Okay, I don’t have the background to analyze what the result would be to a growth-dependent economy, but the stock market lived and breathed for decades well below the frantic trading levels we see today. It could do so again.
No, I can’t replace people’s 401Ks and IRAs with anything yet, not quickly. Slow-growth investments like bonds can’t cut it yet, maybe, not by themselves. But if you do your own stock-picking for your financials, you should keep in mind what just happened in our economy and everyone seems to want to forget. The financial industry destroyed a great deal of what you’d been saving for years. They did it for themselves. And they are working themselves back to that position again, saying we need that old bonus system and huge executive compensation so they can keep the same sort of “creativity” on Wall Street. You know — “creative,” like financial derivatives are “creative” products. Oh, they’re creative all right. And magic too. They made millions of houses vanish.

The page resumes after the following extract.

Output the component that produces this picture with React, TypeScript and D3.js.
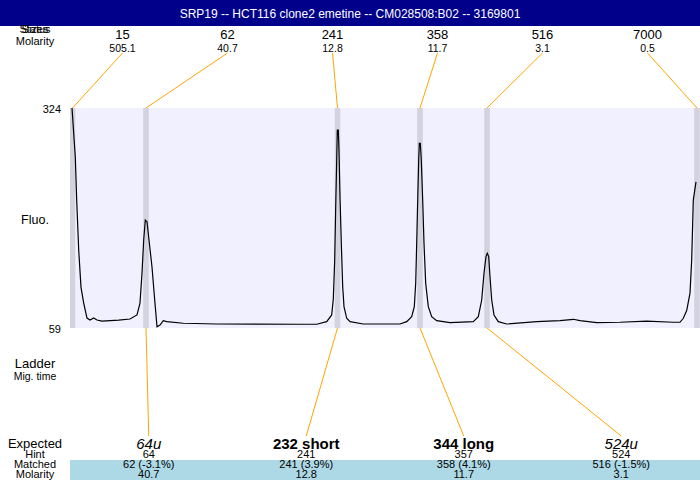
import React from "react";
import * as d3 from "d3";

const title = "SRP19 -- HCT116 clone2 emetine -- CM028508:B02 -- 3169801";
const ladderSizes = ["15", "62", "241", "358", "516", "7000"];
const ladderMolarity = ["505.1", "40.7", "12.8", "11.7", "3.1", "0.5"];
const ladderTimes = [18.25, 25.6, 44.75, 53.0, 59.7, 80.7];

const expectedLabels = ["64u", "232 short", "344 long", "524u"];
const hints = ["64", "241", "357", "524"];
const matched = ["62 (-3.1%)", "241 (3.9%)", "358 (4.1%)", "516 (-1.5%)"];
const matchedMolarity = ["40.7", "12.8", "11.7", "3.1"];
const matchedLadderIndex = [1, 2, 3, 4];

const yTicks = [59, 324];

const traceTime = [
  18.2, 18.53, 18.67, 18.87, 19.1, 19.37, 19.7, 20.0, 20.37, 20.7, 21.2, 22.87, 24.0, 24.7, 25.0, 25.2,
  25.37, 25.53, 25.7, 25.9, 26.2, 26.47, 26.7, 27.0, 27.33, 27.67, 29.33, 32.67, 41.0, 42.67, 43.67,
  44.17, 44.33, 44.47, 44.57, 44.67, 44.73, 44.83, 44.9, 45.0, 45.13, 45.27, 45.4, 45.67, 46.0, 47.33,
  51.0, 51.67, 52.17, 52.43, 52.57, 52.67, 52.77, 52.87, 52.93, 53.03, 53.13, 53.27, 53.4, 53.57, 53.83,
  54.17, 54.67, 56.0, 58.33, 58.83, 59.17, 59.4, 59.6, 59.73, 59.87, 60.0, 60.17, 60.4, 60.83, 61.67,
  64.67, 67.0, 68.33, 69.0, 70.67, 73.0, 75.67, 78.33, 79.0, 79.33, 79.67, 80.0, 80.17, 80.33, 80.6,
];
const traceFluo = [
  324, 265, 213, 153, 108, 89, 71, 68.6, 71, 68.6, 67.4, 68.6, 69.8, 74.7, 89, 125,
  165, 189, 187, 165, 132.5, 92.7, 60.5, 62.6, 67.8, 66.6, 64.7, 63.8, 63.5, 63.5, 66.6,
  74.7, 94, 141, 205, 261, 297.5, 297.5, 273, 217, 161, 108.7, 84.7, 70.7, 66.6, 63.8,
  63.8, 66.6, 72.6, 84.7, 112.8, 161, 213, 261, 281.5, 281.5, 261, 213, 161, 112.8, 84.7,
  72.6, 67.8, 65.4, 66.6, 72.6, 92.7, 125, 145, 149, 145, 120.8, 92.7, 74.7, 66.6, 63.8,
  66.6, 67.8, 69.5, 67.8, 65.4, 65.9, 67.4, 65.9, 65.9, 70.7, 80, 101, 141, 213, 235,
];

const W = 700;
const H = 480;
const plotL = 70;
const plotR = 700;
const plotT = 108;
const plotB = 328;
const font = "'Liberation Sans', Arial, sans-serif";

export default function App() {
  const x = d3.scaleLinear().domain([18, 81]).range([plotL, plotR]);
  const y = d3.scaleLinear().domain([59, 324]).range([plotB, plotT]);
  const topBand = d3.scaleBand<number>().domain(d3.range(ladderSizes.length)).range([plotL, plotR]);
  const botBand = d3.scaleBand<number>().domain(d3.range(expectedLabels.length)).range([plotL, plotR]);
  const pts = traceTime.map((t, i) => [t, traceFluo[i]] as [number, number]);
  const line = d3
    .line<[number, number]>()
    .x((d) => x(d[0]))
    .y((d) => y(d[1]));
  const bandHalf = 0.28;
  const leftX = 35;

  return (
    <svg
      width={W}
      height={H}
      style={{ position: "absolute", left: 0, top: 0, fontFamily: font }}
    >
      <defs>
        <clipPath id="plotClip">
          <rect x={plotL} y={plotT} width={plotR - plotL} height={plotB - plotT} />
        </clipPath>
      </defs>
      <rect x={0} y={0} width={W} height={H} fill="#fff" />
      {/* header */}
      <rect x={0} y={0} width={W} height={26} fill="#00008B" />
      <text x={W / 2} y={18} fill="#fff" fontSize={12} textAnchor="middle">
        {title}
      </text>

      {/* top left labels */}
      <text x={leftX} y={33} fontSize={11} textAnchor="middle">Status</text>
      <text x={leftX} y={33} fontSize={11} textAnchor="middle">Sizes</text>
      <text x={leftX} y={45} fontSize={11} textAnchor="middle">Molarity</text>

      {ladderSizes.map((s, i) => {
        const cx = topBand(i)! + topBand.bandwidth() / 2;
        return (
          <g key={"l" + i}>
            <text x={cx} y={39} fontSize={13} textAnchor="middle">{s}</text>
            <text x={cx} y={51.5} fontSize={10.5} textAnchor="middle">{ladderMolarity[i]}</text>
            <line
              x1={cx}
              y1={53}
              x2={Math.min(x(ladderTimes[i]), plotR - 2)}
              y2={plotT}
              stroke="#FFA500"
              strokeWidth={1}
            />
          </g>
        );
      })}

      {/* plot area */}
      <rect x={plotL} y={plotT} width={plotR - plotL} height={plotB - plotT} fill="#F0F0FF" />
      <g clipPath="url(#plotClip)">
        {ladderTimes.map((t, i) => (
          <rect
            key={"b" + i}
            x={x(t - bandHalf)}
            y={plotT}
            width={x(t + bandHalf) - x(t - bandHalf)}
            height={plotB - plotT}
            fill="#D3D3E0"
          />
        ))}
        <path d={line(pts) || ""} fill="none" stroke="#000" strokeWidth={1.2} />
      </g>

      {yTicks.map((v) => (
        <text key={"y" + v} x={61} y={y(v) + 5} fontSize={11} textAnchor="end">
          {v}
        </text>
      ))}
      <text x={leftX} y={224} fontSize={12.5} textAnchor="middle">Fluo.</text>
      <text x={leftX} y={368} fontSize={13} textAnchor="middle">Ladder</text>
      <text x={leftX} y={380} fontSize={10.5} textAnchor="middle">Mig. time</text>

      {/* bottom */}
      <rect x={plotL} y={460} width={plotR - plotL} height={20} fill="#ADD8E6" />
      <text x={leftX} y={448} fontSize={13} textAnchor="middle">Expected</text>
      <text x={leftX} y={457.5} fontSize={11} textAnchor="middle">Hint</text>
      <text x={leftX} y={468} fontSize={11} textAnchor="middle">Matched</text>
      <text x={leftX} y={478} fontSize={11} textAnchor="middle">Molarity</text>

      {expectedLabels.map((lab, i) => {
        const cx = botBand(i)! + botBand.bandwidth() / 2;
        const italic = lab.endsWith("u");
        return (
          <g key={"e" + i}>
            <line
              x1={x(ladderTimes[matchedLadderIndex[i]])}
              y1={plotB}
              x2={cx}
              y2={436}
              stroke="#FFA500"
              strokeWidth={1}
            />
            <text
              x={cx}
              y={448.5}
              fontSize={15}
              textAnchor="middle"
              fontStyle={italic ? "italic" : "normal"}
              fontWeight={italic ? "normal" : "bold"}
            >
              {lab}
            </text>
            <text x={cx} y={457.5} fontSize={11} textAnchor="middle">{hints[i]}</text>
            <text x={cx} y={468} fontSize={11} textAnchor="middle">{matched[i]}</text>
            <text x={cx} y={478} fontSize={11} textAnchor="middle">{matchedMolarity[i]}</text>
          </g>
        );
      })}
    </svg>
  );
}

No, that’s incorrect — the houses are still there. (Missing some copper wiring and pipes, though.) Their magic trick was to turn millions of homeowners into street people. Abra-Cadabra. Poof!
Rather than putting all your eggs in that same rotten basket you could set some aside, let them take their chance in the world and become chickens. Not all of us are good at raising chickens but you could try, and join a group of chicken-raisers or something. It’s a risk. It’s always a risk.
………….. Boy, I almost let that mention of Goldman Sachs (pig!) in the first paragraph go without putting the word pig beside it.